------ Data provided

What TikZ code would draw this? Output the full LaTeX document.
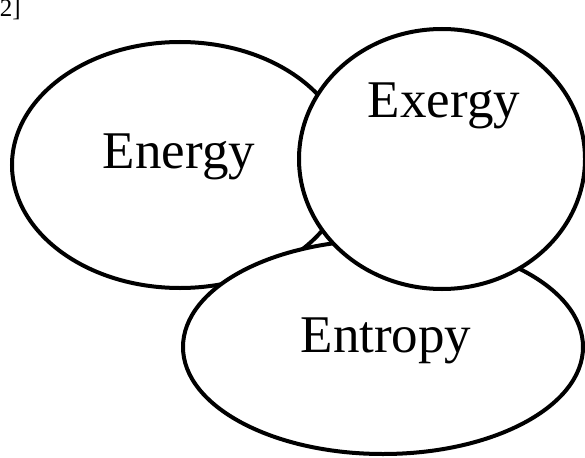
\documentclass[tikz,border=0pt]{standalone}
\usepackage{fontspec}
\setmainfont{Liberation Serif}
\usetikzlibrary{shapes.geometric}
\begin{document}
\begin{tikzpicture}[x=1pt,y=-1pt,
  blob/.style={draw=black, fill=white, line width=4pt, ellipse, inner sep=0pt, outer sep=0pt},
  lbl/.style={anchor=base, inner sep=0pt, font=\fontsize{53}{60}\selectfont}]
\useasboundingbox (0,0) rectangle (585,457);
\node[anchor=base east, inner sep=0pt, font=\fontsize{25}{28}\selectfont] (ref) at (21,17) {2]};
\node[blob, minimum width=336pt, minimum height=246pt] (energy) at (180,165) {};
\node[blob, minimum width=400pt, minimum height=214pt] (entropy) at (383,347) {};
\node[blob, minimum width=286pt, minimum height=260pt] (exergy) at (442,159) {};
\node[lbl] (tenergy) at (179,168) {Energy};
\node[lbl] (texergy) at (444,118) {Exergy};
\node[lbl] (tentropy) at (386,352) {Entropy};
\end{tikzpicture}
\end{document}
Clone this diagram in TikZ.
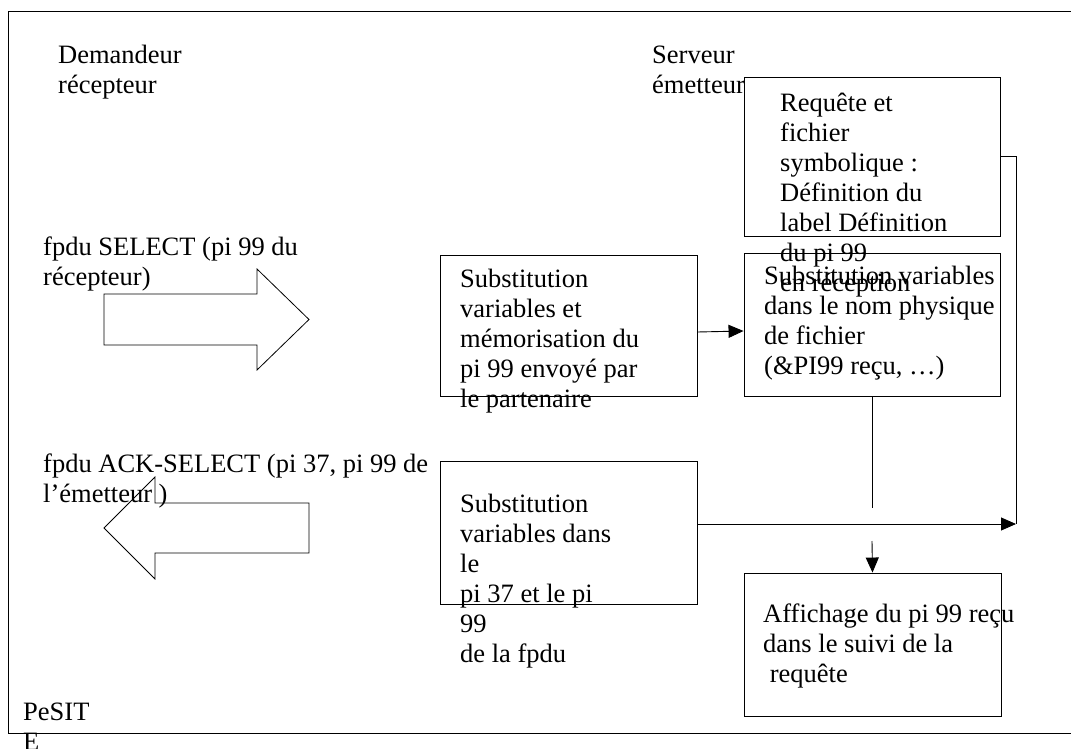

------------

State how many lines of the records above contain the word "this", giving only that number.

2